The parties hoping to form Germany’s next government agreed last week to create a €500bn infrastructure fund and overhaul borrowing rules.
In response, Germany’s bond market suffered its biggest weekly sell-off since the 1990s, pushing 10-year bond yields up more than 40 basis points to about 2.9%, as investors anticipated a jump in bond sales to fund increased spending.
Even considering road bumps such as securing parliamentary support to pass reforms, many suspect the end result will be a lasting shift for German government bonds, the euro area benchmark.

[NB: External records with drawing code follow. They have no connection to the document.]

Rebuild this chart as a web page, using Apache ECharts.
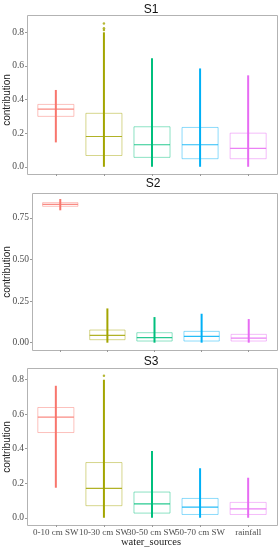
<!DOCTYPE html>
<html><head><meta charset="utf-8">
<script src="https://cdn.jsdelivr.net/npm/echarts@6/dist/echarts.min.js"></script>
<style>html,body{margin:0;padding:0;background:#fff}#c{width:280px;height:550px}</style>
</head><body><div id="c"></div>
<script>
const categories = ['0-10 cm SW','10-30 cm SW','30-50 cm SW','50-70 cm SW','rainfall'];
const colors = ['#F8766D','#A3A500','#00BF7D','#00B0F6','#E76BF3'];
const panelTitles = ['S1','S2','S3'];
// each row: [lower whisker, Q1, median, Q3, upper whisker]
const s1Box = [[0.145,0.300,0.343,0.371,0.457],[0.0,0.067,0.180,0.318,0.800],[0.0,0.056,0.131,0.238,0.645],[0.0,0.048,0.131,0.234,0.585],[0.0,0.048,0.109,0.200,0.544]];
const s1Outliers = [[1,0.814],[1,0.824],[1,0.853]];
const s2Box = [[0.796,0.820,0.832,0.842,0.864],[0.0,0.018,0.044,0.076,0.206],[0.0,0.010,0.030,0.060,0.154],[0.0,0.010,0.038,0.068,0.174],[0.0,0.010,0.028,0.050,0.142]];
const s2Outliers = [];
const s3Box = [[0.174,0.494,0.583,0.639,0.765],[0.0,0.070,0.170,0.320,0.800],[0.0,0.027,0.081,0.149,0.387],[0.0,0.019,0.062,0.112,0.287],[0.0,0.019,0.052,0.089,0.232]];
const s3Outliers = [[1,0.823]];
const y1Ticks = [0,0.2,0.4,0.6,0.8];
const y2Ticks = [0,0.25,0.5,0.75];
const y3Ticks = [0,0.2,0.4,0.6,0.8];

function rgba(hex,a){const n=parseInt(hex.slice(1),16);return 'rgba('+(n>>16&255)+','+(n>>8&255)+','+(n&255)+','+a+')';}
function renderBox(params, api){
  const x = api.value(0);
  const col = colors[x];
  const hw = api.size([1,0])[0]*0.75/2;
  const pLo = api.coord([x, api.value(1)]), pQ1 = api.coord([x, api.value(2)]),
        pMd = api.coord([x, api.value(3)]), pQ3 = api.coord([x, api.value(4)]),
        pHi = api.coord([x, api.value(5)]);
  const cx = pMd[0];
  return {type:'group', children:[
    {type:'rect', shape:{x:cx-hw, y:pQ3[1], width:2*hw, height:pQ1[1]-pQ3[1]}, style:{fill:'none', stroke:rgba(col,0.45), lineWidth:1}},
    {type:'line', shape:{x1:cx-hw,y1:pMd[1],x2:cx+hw,y2:pMd[1]}, style:{stroke:rgba(col,0.85), lineWidth:1.2}},
    {type:'line', shape:{x1:cx,y1:pLo[1],x2:cx,y2:pHi[1]}, style:{stroke:col, lineWidth:2}}
  ]};
}
const boxes = [s1Box, s2Box, s3Box];
const outliers = [s1Outliers, s2Outliers, s3Outliers];
const yTicks = [y1Ticks, y2Ticks, y3Ticks];
const yDigits = [1,2,1];
// panel frames (ggplot-like, categories padded 0.6 band from edges)
const frames = [
  {left:27, top:15, width:250, height:159},
  {left:32, top:193, width:245, height:157},
  {left:27, top:368, width:250, height:157}
];
const grids = frames.map(f=>{const u=f.width/5.2; return {left:f.left+0.1*u, top:f.top, width:5*u, height:f.height, inset:0.1*u};});
const yRange = [[-0.043,0.903],[-0.044,0.9],[-0.042,0.868]];
const serif = 'Liberation Serif';
const option = {
  animation:false,
  grid: grids.map(g=>({left:g.left, top:g.top, width:g.width, height:g.height, show:false})),
  xAxis: grids.map((g,i)=>({
    type:'category', gridIndex:i, data:categories, boundaryGap:true, position:'bottom',
    splitLine:{show:false}, axisLine:{show:false, onZero:false},
    axisTick:{show:true, length:2, alignWithLabel:true, interval:0, lineStyle:{color:'#999'}},
    axisLabel:{show:i===2, interval:0, fontFamily:serif, fontSize:9, color:'#4d4d4d', margin:3}
  })),
  yAxis: grids.map((g,i)=>({
    type:'value', gridIndex:i, min:yRange[i][0], max:yRange[i][1], position:'left', offset:g.inset,
    splitLine:{show:false}, axisLine:{show:false, onZero:false},
    axisTick:{show:true, length:2, customValues:yTicks[i], lineStyle:{color:'#999'}},
    axisLabel:{customValues:yTicks[i], formatter:v=>v.toFixed(yDigits[i]),
      fontFamily:serif, fontSize:9.5, color:'#4d4d4d', margin:3}
  })),
  series: [].concat(
    boxes.map((b,i)=>({type:'custom', xAxisIndex:i, yAxisIndex:i, renderItem:renderBox,
      encode:{x:0, y:[1,2,3,4,5]}, data:b.map((r,k)=>[k].concat(r)), z:2})),
    outliers.map((o,i)=>({type:'scatter', xAxisIndex:i, yAxisIndex:i, data:o, symbolSize:2.5,
      itemStyle:{color:colors[1]}, z:3}))
  ),
  graphic: frames.map(f=>({type:'rect', z:-1, shape:{x:f.left+0.5, y:f.top+0.5, width:f.width, height:f.height},
      style:{fill:'#fff', stroke:'#b3b3b3', lineWidth:1}})).concat([
    {type:'text', x:151, y:10, style:{text:panelTitles[0], font:'12px "Liberation Sans"', fill:'#111', align:'center', verticalAlign:'middle'}},
    {type:'text', x:153, y:184, style:{text:panelTitles[1], font:'12px "Liberation Sans"', fill:'#111', align:'center', verticalAlign:'middle'}},
    {type:'text', x:151, y:362, style:{text:panelTitles[2], font:'12px "Liberation Sans"', fill:'#111', align:'center', verticalAlign:'middle'}},
    {type:'text', x:7, y:100, rotation:Math.PI/2, style:{text:'contribution', font:'10px "Liberation Sans"', fill:'#222', align:'center', verticalAlign:'middle'}},
    {type:'text', x:7, y:272, rotation:Math.PI/2, style:{text:'contribution', font:'10px "Liberation Sans"', fill:'#222', align:'center', verticalAlign:'middle'}},
    {type:'text', x:7, y:447, rotation:Math.PI/2, style:{text:'contribution', font:'10px "Liberation Sans"', fill:'#222', align:'center', verticalAlign:'middle'}},
    {type:'text', x:151, y:542, style:{text:'water_sources', font:'10.5px "Liberation Serif"', fill:'#1a1a1a', align:'center', verticalAlign:'middle'}}
  ])
};
const chart = echarts.init(document.getElementById('c'), null, {renderer:'canvas'});
chart.setOption(option);
</script></body></html>
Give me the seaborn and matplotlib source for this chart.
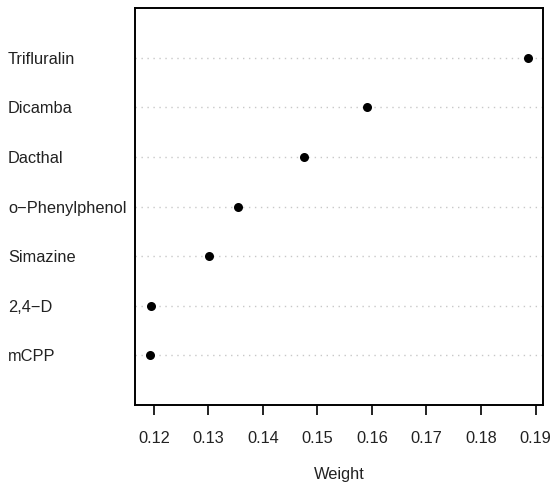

Several banks believe 10-year bund yields could now reach 3%, more than 20 bps above Monday’s trading. The German 10-year yield has not sustained a level above 3% since the global financial crisis and the government’s 2009 introduction of a “debt brake” to balance the books. It fell below 0% between 2019 and 2022 and ended last year just above 2%.
But investors are suddenly facing the prospect of a more dynamic German economy with higher growth and higher borrowing.
“To suddenly have this fiscal impulse from Germany, a paradigm shift, it makes our clients question the region completely differently,” said Kal El-Wahab, head of Europe, Middle East and Africa linear rates trading at BofA, who noted that for much of his 20-year-long career the outlook for Europe’s economy had been sluggish.
El-Wahab said it was too early for large structural portfolio shifts to take place, but trading activity so far showed there was conviction about the European growth story.
Germany’s plans and increased European defence spending increase potential GDP growth by 1.5% in Germany and 0.8% in the eurozone by 2030, BNP Paribas estimates.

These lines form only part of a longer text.